Undeterred, Li set out to see who was right. With funding from the NIEHS (home of the NTP), Li carried out another study, the one that has just come out. It is inconsistent with Savitz’s hypothesis. “Adjustments for both nausea and vomiting did not change the results in this study or in the previous study,” the Kaiser team writes in Scientific Reports. (Back in 2002, Li provided Epidemiology additional analyses that he stated refuted Savitz’s argument; see his letter to the journal.)

“Savitz got funds from the electric utility industry to try to prove his theory that nausea confounded our study,” Li said in an interview for this article, “but those results failed to support his theory.” In fact, Li added, “our new study essentially confirmed our earlier findings and supported what we reported to the journal in our response to his commentary.” (EPRI, which coordinates research for the electric power industry, sponsored Savitz’s analysis.)

Microwave News asked Savitz if he was now satisfied that nausea had not confounded Li’s studies. “The fact that Li saw the link for women, who did and did not report experiencing nausea, clearly indicates that nausea does not account for the association,” he replied.

Still, Savitz has some concerns, notably about Li’s use of the 99th percentile as the metric for exposures to magnetic fields. “Why the 99th and not 95th, 90th, 100th or the 50th percentile?” he asked, adding, “The authors claim that this is the metric that is the one that causes miscarriage, but it may be just the only one that is associated with miscarriage.”

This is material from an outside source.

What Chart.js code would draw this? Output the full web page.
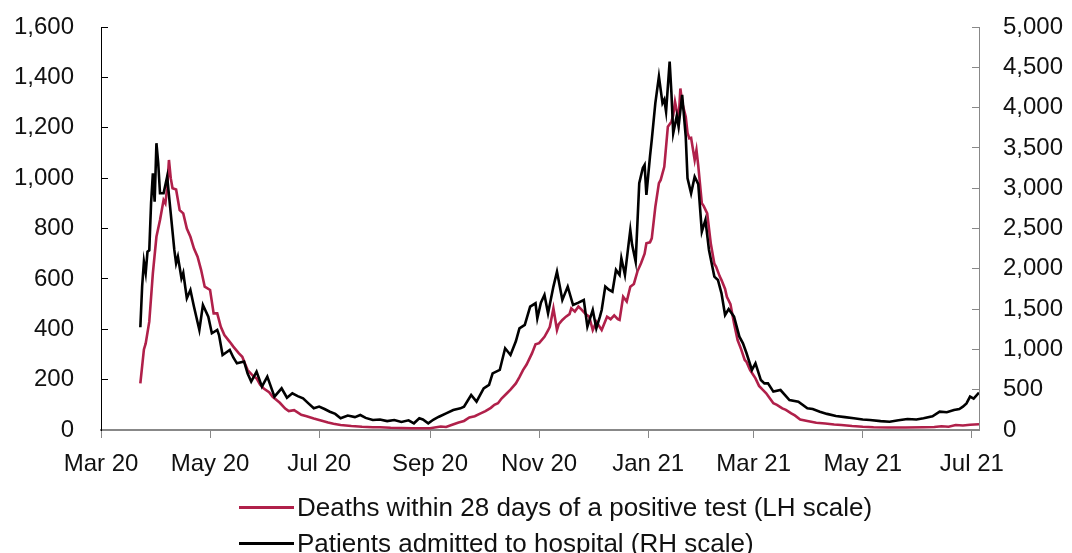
<!DOCTYPE html>
<html>
<head>
<meta charset="utf-8">
<script src="https://cdn.jsdelivr.net/npm/chart.js@4/dist/chart.umd.min.js"></script>
<style>
  html, body { margin: 0; padding: 0; background: #fff; overflow: hidden; }
  #wrap { position: relative; width: 1072px; height: 553px; overflow: hidden; }
  #c { position: absolute; left: 0; top: 0; }
  .lg { position: absolute; left: 239px; height: 36px; display: flex; align-items: center;
        font-family: "Liberation Sans", Arial, sans-serif; font-size: 26px; color: #111; white-space: nowrap; }
  .lg .ln { width: 55px; height: 3px; margin-right: 3px; }
</style>
</head>
<body>
<div id="wrap">
  <canvas id="c" width="1072" height="553"></canvas>
  <div class="lg" style="top:489px"><span class="ln" style="background:#b0204a"></span><span id="lg1"></span></div>
  <div class="lg" style="top:525px"><span class="ln" style="background:#000"></span><span id="lg2"></span></div>
</div>
<script>
// x = days since 1 Mar 2020
const tickDays = [0, 61, 122, 184, 245, 306, 365, 426, 487];
const tickLabels = ['Mar 20', 'May 20', 'Jul 20', 'Sep 20', 'Nov 20', 'Jan 21', 'Mar 21', 'May 21', 'Jul 21'];
const leftTicks = [0, 200, 400, 600, 800, 1000, 1200, 1400, 1600];
const rightTicks = [0, 500, 1000, 1500, 2000, 2500, 3000, 3500, 4000, 4500, 5000];
const seriesNames = ['Deaths within 28 days of a positive test (LH scale)', 'Patients admitted to hospital (RH scale)'];

const deathDays = [22,24,25,27,29,31,33,35,36,37,38,39,40,42,44,46,48,50,52,54,56,58,61,63,65,67,69,72,74,77,79,81,82,85,87,89,91,94,96,98,100,103,105,108,112,115,119,123,127,130,134,140,146,152,156,162,168,174,180,184,190,193,196,200,203,206,209,212,215,218,220,222,224,227,229,232,234,236,238,241,243,245,248,250,251,253,255,256,258,260,262,263,265,267,269,271,273,275,277,280,283,285,287,289,290,292,294,296,298,300,302,304,305,307,308,310,312,313,315,317,319,320,321,323,324,325,327,328,329,330,332,333,334,336,337,339,341,343,344,346,347,349,350,352,354,356,358,360,361,363,366,368,370,372,374,376,378,381,383,386,388,391,395,400,405,410,414,420,426,432,440,450,460,466,470,474,478,482,486,491];
const deathVals = [185,320,344,430,622,767,834,913,900,960,1072,1000,960,955,873,860,800,767,720,688,635,569,556,463,463,410,377,350,331,305,291,255,238,215,205,180,165,150,132,120,108,85,75,79,60,55,46,38,30,25,20,16,13,11,11,9,8,7,7,7,14,12,20,30,36,50,55,65,75,88,100,106,125,146,160,185,210,238,260,304,340,345,370,395,410,483,397,420,437,450,460,483,470,490,476,460,450,397,430,397,450,440,455,440,437,529,510,569,580,630,662,700,741,745,761,886,980,993,1045,1204,1224,1250,1303,1230,1356,1300,1244,1180,1158,1160,1072,1112,1050,900,890,860,741,660,648,610,595,560,529,500,424,357,320,278,270,238,205,175,160,146,126,106,100,86,80,66,58,42,36,29,26,22,20,16,13,11,10,10,11,12,15,13,20,18,21,23];

const admitDays = [22,23,24,25,26,27,28,29,30,31,32,33,35,37,39,41,42,43,45,46,48,50,52,55,57,60,62,65,66,68,72,74,76,80,82,84,87,90,93,97,101,104,107,110,113,116,119,122,125,128,131,134,138,142,145,148,152,156,160,164,168,172,175,178,180,183,186,189,193,197,201,203,207,210,214,217,219,223,226,229,232,234,237,240,243,244,246,248,250,253,255,256,258,261,264,267,270,272,274,275,277,279,280,282,284,286,288,290,291,293,295,296,297,299,301,303,304,305,307,308,310,312,314,315,316,318,319,320,322,323,325,327,328,330,332,334,336,338,340,343,345,347,349,351,354,357,359,360,361,364,366,369,371,373,376,380,385,390,395,398,402,406,411,416,421,426,430,436,441,446,451,456,460,465,469,473,477,480,482,484,486,488,491];
const admitVals = [1275,1779,2089,1948,2213,2230,2813,3186,2833,3558,3310,2937,2937,3143,2689,2234,2068,2151,1882,1950,1634,1737,1530,1241,1551,1406,1200,1241,1179,931,993,900,827,850,700,600,724,538,662,414,517,400,455,420,393,330,269,290,260,227,200,145,180,160,186,150,124,130,110,124,100,120,83,145,130,83,130,165,207,248,269,290,434,352,517,560,703,745,1014,931,1100,1262,1303,1530,1572,1386,1580,1675,1448,1779,1965,1850,1613,1779,1551,1580,1613,1282,1420,1489,1260,1406,1489,1779,1740,1716,1986,1924,2131,1924,2300,2482,2300,2089,3062,3250,3289,2917,3392,3600,4055,4385,4055,4100,3950,4571,4179,3682,3900,3764,4157,3640,3124,2937,3143,3050,2461,2606,2234,1903,1862,1696,1427,1500,1406,1158,1076,1014,952,745,828,620,579,579,476,496,372,352,269,260,227,200,174,160,145,130,124,110,103,120,136,130,145,170,227,220,248,260,290,330,414,390,463];

document.getElementById('lg1').textContent = seriesNames[0];
document.getElementById('lg2').textContent = seriesNames[1];

const toPts = (d, v) => d.map((x, i) => ({ x: x, y: v[i] }));
const tickFont = { family: '"Liberation Sans", Arial, sans-serif', size: 24 };
const fmt = v => Number(v).toLocaleString('en-US');
const fitY = w => s => { s.width = w; s.paddingTop = 0; s.paddingBottom = 0; };

new Chart(document.getElementById('c'), {
  type: 'line',
  data: {
    datasets: [
      { label: seriesNames[1], data: toPts(admitDays, admitVals), yAxisID: 'y1',
        borderColor: '#000000', backgroundColor: '#000000', borderWidth: 2.6, pointRadius: 0, tension: 0 },
      { label: seriesNames[0], data: toPts(deathDays, deathVals), yAxisID: 'y',
        borderColor: '#b0204a', backgroundColor: '#b0204a', borderWidth: 2.6, pointRadius: 0, tension: 0 }
    ]
  },
  options: {
    responsive: false,
    animation: false,
    devicePixelRatio: 1,
    layout: { padding: { top: 27, left: 0, right: 0, bottom: 0 } },
    plugins: { legend: { display: false }, tooltip: { enabled: false } },
    scales: {
      x: {
        type: 'linear', min: 0, max: 491, position: 'bottom',
        afterBuildTicks: s => { s.ticks = tickDays.map(v => ({ value: v })); },
        afterFit: s => { s.height = 123; },
        ticks: { callback: (v, i) => tickLabels[i], font: tickFont, color: '#111', padding: 12, maxRotation: 0, autoSkip: false },
        grid: { drawOnChartArea: false, tickLength: 8, color: '#888', lineWidth: 1 },
        border: { color: '#888', width: 2 }
      },
      y: {
        position: 'left', min: 0, max: 1600,
        afterBuildTicks: s => { s.ticks = leftTicks.map(v => ({ value: v })); },
        afterFit: fitY(101),
        ticks: { callback: v => fmt(v), font: tickFont, color: '#111', padding: 34 },
        grid: { drawOnChartArea: false, tickLength: -7, color: '#000', lineWidth: 1 },
        border: { color: '#000', width: 1 }
      },
      y1: {
        position: 'right', min: 0, max: 5000,
        afterBuildTicks: s => { s.ticks = rightTicks.map(v => ({ value: v })); },
        afterFit: fitY(93),
        ticks: { callback: v => fmt(v), font: tickFont, color: '#111', padding: 31 },
        grid: { drawOnChartArea: false, tickLength: -7, color: '#888', lineWidth: 1 },
        border: { color: '#888', width: 1 }
      }
    }
  }
});
</script>
</body>
</html>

Savitz is not ready to concede that the link is real. “While the authors see a very coherent picture in this study and the literature in the aggregate, I don’t think most epidemiologists would concur,” Savitz said. “They would more likely see the results as intriguing or mysterious rather than telling a clear story.”

The Importance of Exposure Assessment

Both Miller and Savitz praised the care with which Li assessed the women’s exposure to magnetic fields.

“The Kaiser study is notable for its prospective design,” Miller said. He pointed to “the care used to collect measurements of magnetic fields during pregnancy on days that could be regarded as being typical of the exposures likely to be encountered during pregnancy and the fact that Li was able to collect data on other risk factors for miscarriage and verify that they did not confound the observed associations.”

Savitz also highlighted the effort that Li made to assess exposures. “The ability to identify women early in pregnancy is a notable strength, as is the ability to conduct personal measurements,” Savitz said.

“Studies that examine EMF health effects must be able to measure EMF exposure correctly and accurately,” Li emphasizes. “The inability to measure EMF accurately or at all (for example, based on interviews) is likely the “ultimate pitfall” for all those studies claiming that they did not find a health effect by EMF (so called “negative studies”).

Miller learned the importance of exposure assessment in a major study of Canadian utility workers he completed more than 20 years ago. (For details, see “Both Electric and Magnetic Fields Seen as Critical to Cancer Risk.”)

At the time, Gilles Thériault, another Canadian epidemiologist who worked on EMFs, explained what was at stake: “If there is an actual real association, then the more precise the estimate of exposure, the greater chance we have of seeing the real risk,” he said. (See “The Three Keys to EMF Epidemiological Studies: Exposure Assessment, Exposure Assessment, Exposure Assessment” p.7.)

Li hopes the new results will “stimulate much needed additional research.”